--- Start ---

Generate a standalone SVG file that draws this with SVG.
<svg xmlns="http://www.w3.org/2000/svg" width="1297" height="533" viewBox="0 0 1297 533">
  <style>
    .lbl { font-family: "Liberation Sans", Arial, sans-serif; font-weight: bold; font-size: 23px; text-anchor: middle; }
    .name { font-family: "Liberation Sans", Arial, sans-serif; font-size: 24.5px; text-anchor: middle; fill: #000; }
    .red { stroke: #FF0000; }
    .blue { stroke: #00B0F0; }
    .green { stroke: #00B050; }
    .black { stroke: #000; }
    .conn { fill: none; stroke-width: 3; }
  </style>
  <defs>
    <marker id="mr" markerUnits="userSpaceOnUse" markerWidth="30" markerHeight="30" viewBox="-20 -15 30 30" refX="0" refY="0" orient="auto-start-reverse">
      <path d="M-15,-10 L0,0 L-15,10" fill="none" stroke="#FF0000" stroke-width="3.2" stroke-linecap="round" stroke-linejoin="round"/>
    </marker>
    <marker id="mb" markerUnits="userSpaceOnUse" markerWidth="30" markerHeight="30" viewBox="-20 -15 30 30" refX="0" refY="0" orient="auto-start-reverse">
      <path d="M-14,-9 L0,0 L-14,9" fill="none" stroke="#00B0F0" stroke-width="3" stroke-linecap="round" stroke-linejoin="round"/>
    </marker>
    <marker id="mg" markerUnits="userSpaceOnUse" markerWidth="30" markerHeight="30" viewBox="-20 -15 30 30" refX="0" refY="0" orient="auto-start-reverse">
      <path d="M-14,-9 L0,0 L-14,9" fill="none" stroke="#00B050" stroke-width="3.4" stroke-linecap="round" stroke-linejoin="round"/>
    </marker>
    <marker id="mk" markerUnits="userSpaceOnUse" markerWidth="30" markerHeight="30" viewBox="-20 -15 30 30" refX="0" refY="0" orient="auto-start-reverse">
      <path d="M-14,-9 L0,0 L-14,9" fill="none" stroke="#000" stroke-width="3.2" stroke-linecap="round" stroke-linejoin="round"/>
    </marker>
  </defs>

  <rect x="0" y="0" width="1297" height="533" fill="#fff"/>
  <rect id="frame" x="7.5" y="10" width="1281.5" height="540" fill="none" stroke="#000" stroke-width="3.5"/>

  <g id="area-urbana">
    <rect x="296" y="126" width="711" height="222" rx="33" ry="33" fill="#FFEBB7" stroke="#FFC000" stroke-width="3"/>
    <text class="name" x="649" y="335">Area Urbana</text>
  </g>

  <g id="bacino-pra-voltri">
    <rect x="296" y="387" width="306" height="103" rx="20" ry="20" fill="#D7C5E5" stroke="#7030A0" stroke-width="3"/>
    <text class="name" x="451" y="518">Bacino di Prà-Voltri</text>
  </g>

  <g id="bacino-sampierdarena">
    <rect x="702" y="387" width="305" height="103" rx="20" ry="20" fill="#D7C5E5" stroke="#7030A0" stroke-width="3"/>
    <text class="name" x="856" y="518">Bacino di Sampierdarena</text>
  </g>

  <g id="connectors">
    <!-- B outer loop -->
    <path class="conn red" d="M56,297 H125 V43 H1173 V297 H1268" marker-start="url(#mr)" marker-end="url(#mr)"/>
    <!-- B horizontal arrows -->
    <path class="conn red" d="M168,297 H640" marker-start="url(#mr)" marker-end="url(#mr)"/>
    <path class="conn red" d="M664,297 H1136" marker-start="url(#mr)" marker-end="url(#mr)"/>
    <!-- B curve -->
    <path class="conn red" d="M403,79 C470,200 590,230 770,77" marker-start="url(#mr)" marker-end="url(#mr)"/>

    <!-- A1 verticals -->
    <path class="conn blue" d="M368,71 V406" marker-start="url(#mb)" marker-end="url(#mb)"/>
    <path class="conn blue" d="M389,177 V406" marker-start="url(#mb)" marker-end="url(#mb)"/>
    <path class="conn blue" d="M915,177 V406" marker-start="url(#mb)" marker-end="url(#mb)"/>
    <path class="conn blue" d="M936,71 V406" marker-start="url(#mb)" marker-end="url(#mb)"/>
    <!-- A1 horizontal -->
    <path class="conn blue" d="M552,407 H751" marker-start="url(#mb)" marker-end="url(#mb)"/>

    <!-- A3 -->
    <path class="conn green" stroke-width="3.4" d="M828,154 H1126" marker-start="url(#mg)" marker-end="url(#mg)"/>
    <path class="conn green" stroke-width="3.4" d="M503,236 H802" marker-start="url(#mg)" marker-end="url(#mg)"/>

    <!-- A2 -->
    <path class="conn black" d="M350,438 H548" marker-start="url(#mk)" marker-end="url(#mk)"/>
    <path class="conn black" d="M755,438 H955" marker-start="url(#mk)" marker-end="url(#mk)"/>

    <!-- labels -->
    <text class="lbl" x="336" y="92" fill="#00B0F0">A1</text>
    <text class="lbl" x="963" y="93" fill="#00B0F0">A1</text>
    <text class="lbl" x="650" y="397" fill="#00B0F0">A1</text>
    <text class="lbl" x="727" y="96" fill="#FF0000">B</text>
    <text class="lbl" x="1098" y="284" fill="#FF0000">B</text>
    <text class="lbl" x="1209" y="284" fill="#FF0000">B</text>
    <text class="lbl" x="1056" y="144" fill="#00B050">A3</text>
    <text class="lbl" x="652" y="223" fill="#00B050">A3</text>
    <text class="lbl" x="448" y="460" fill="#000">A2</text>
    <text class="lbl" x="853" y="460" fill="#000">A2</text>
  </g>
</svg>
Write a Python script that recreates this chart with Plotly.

--- End ---

● **WHAT THE TASK ASKS**
Extract each entry in full and write it down exactly.

● **TASK RESPONSE**
Generate a standalone SVG file that draws this with SVG.
<svg xmlns="http://www.w3.org/2000/svg" width="1297" height="533" viewBox="0 0 1297 533">
  <style>
    .lbl { font-family: "Liberation Sans", Arial, sans-serif; font-weight: bold; font-size: 23px; text-anchor: middle; }
    .name { font-family: "Liberation Sans", Arial, sans-serif; font-size: 24.5px; text-anchor: middle; fill: #000; }
    .red { stroke: #FF0000; }
    .blue { stroke: #00B0F0; }
    .green { stroke: #00B050; }
    .black { stroke: #000; }
    .conn { fill: none; stroke-width: 3; }
  </style>
  <defs>
    <marker id="mr" markerUnits="userSpaceOnUse" markerWidth="30" markerHeight="30" viewBox="-20 -15 30 30" refX="0" refY="0" orient="auto-start-reverse">
      <path d="M-15,-10 L0,0 L-15,10" fill="none" stroke="#FF0000" stroke-width="3.2" stroke-linecap="round" stroke-linejoin="round"/>
    </marker>
    <marker id="mb" markerUnits="userSpaceOnUse" markerWidth="30" markerHeight="30" viewBox="-20 -15 30 30" refX="0" refY="0" orient="auto-start-reverse">
      <path d="M-14,-9 L0,0 L-14,9" fill="none" stroke="#00B0F0" stroke-width="3" stroke-linecap="round" stroke-linejoin="round"/>
    </marker>
    <marker id="mg" markerUnits="userSpaceOnUse" markerWidth="30" markerHeight="30" viewBox="-20 -15 30 30" refX="0" refY="0" orient="auto-start-reverse">
      <path d="M-14,-9 L0,0 L-14,9" fill="none" stroke="#00B050" stroke-width="3.4" stroke-linecap="round" stroke-linejoin="round"/>
    </marker>
    <marker id="mk" markerUnits="userSpaceOnUse" markerWidth="30" markerHeight="30" viewBox="-20 -15 30 30" refX="0" refY="0" orient="auto-start-reverse">
      <path d="M-14,-9 L0,0 L-14,9" fill="none" stroke="#000" stroke-width="3.2" stroke-linecap="round" stroke-linejoin="round"/>
    </marker>
  </defs>

  <rect x="0" y="0" width="1297" height="533" fill="#fff"/>
  <rect id="frame" x="7.5" y="10" width="1281.5" height="540" fill="none" stroke="#000" stroke-width="3.5"/>

  <g id="area-urbana">
    <rect x="296" y="126" width="711" height="222" rx="33" ry="33" fill="#FFEBB7" stroke="#FFC000" stroke-width="3"/>
    <text class="name" x="649" y="335">Area Urbana</text>
  </g>

  <g id="bacino-pra-voltri">
    <rect x="296" y="387" width="306" height="103" rx="20" ry="20" fill="#D7C5E5" stroke="#7030A0" stroke-width="3"/>
    <text class="name" x="451" y="518">Bacino di Prà-Voltri</text>
  </g>

  <g id="bacino-sampierdarena">
    <rect x="702" y="387" width="305" height="103" rx="20" ry="20" fill="#D7C5E5" stroke="#7030A0" stroke-width="3"/>
    <text class="name" x="856" y="518">Bacino di Sampierdarena</text>
  </g>

  <g id="connectors">
    <!-- B outer loop -->
    <path class="conn red" d="M56,297 H125 V43 H1173 V297 H1268" marker-start="url(#mr)" marker-end="url(#mr)"/>
    <!-- B horizontal arrows -->
    <path class="conn red" d="M168,297 H640" marker-start="url(#mr)" marker-end="url(#mr)"/>
    <path class="conn red" d="M664,297 H1136" marker-start="url(#mr)" marker-end="url(#mr)"/>
    <!-- B curve -->
    <path class="conn red" d="M403,79 C470,200 590,230 770,77" marker-start="url(#mr)" marker-end="url(#mr)"/>

    <!-- A1 verticals -->
    <path class="conn blue" d="M368,71 V406" marker-start="url(#mb)" marker-end="url(#mb)"/>
    <path class="conn blue" d="M389,177 V406" marker-start="url(#mb)" marker-end="url(#mb)"/>
    <path class="conn blue" d="M915,177 V406" marker-start="url(#mb)" marker-end="url(#mb)"/>
    <path class="conn blue" d="M936,71 V406" marker-start="url(#mb)" marker-end="url(#mb)"/>
    <!-- A1 horizontal -->
    <path class="conn blue" d="M552,407 H751" marker-start="url(#mb)" marker-end="url(#mb)"/>

    <!-- A3 -->
    <path class="conn green" stroke-width="3.4" d="M828,154 H1126" marker-start="url(#mg)" marker-end="url(#mg)"/>
    <path class="conn green" stroke-width="3.4" d="M503,236 H802" marker-start="url(#mg)" marker-end="url(#mg)"/>

    <!-- A2 -->
    <path class="conn black" d="M350,438 H548" marker-start="url(#mk)" marker-end="url(#mk)"/>
    <path class="conn black" d="M755,438 H955" marker-start="url(#mk)" marker-end="url(#mk)"/>

    <!-- labels -->
    <text class="lbl" x="336" y="92" fill="#00B0F0">A1</text>
    <text class="lbl" x="963" y="93" fill="#00B0F0">A1</text>
    <text class="lbl" x="650" y="397" fill="#00B0F0">A1</text>
    <text class="lbl" x="727" y="96" fill="#FF0000">B</text>
    <text class="lbl" x="1098" y="284" fill="#FF0000">B</text>
    <text class="lbl" x="1209" y="284" fill="#FF0000">B</text>
    <text class="lbl" x="1056" y="144" fill="#00B050">A3</text>
    <text class="lbl" x="652" y="223" fill="#00B050">A3</text>
    <text class="lbl" x="448" y="460" fill="#000">A2</text>
    <text class="lbl" x="853" y="460" fill="#000">A2</text>
  </g>
</svg>
Write a Python script that recreates this chart with Plotly.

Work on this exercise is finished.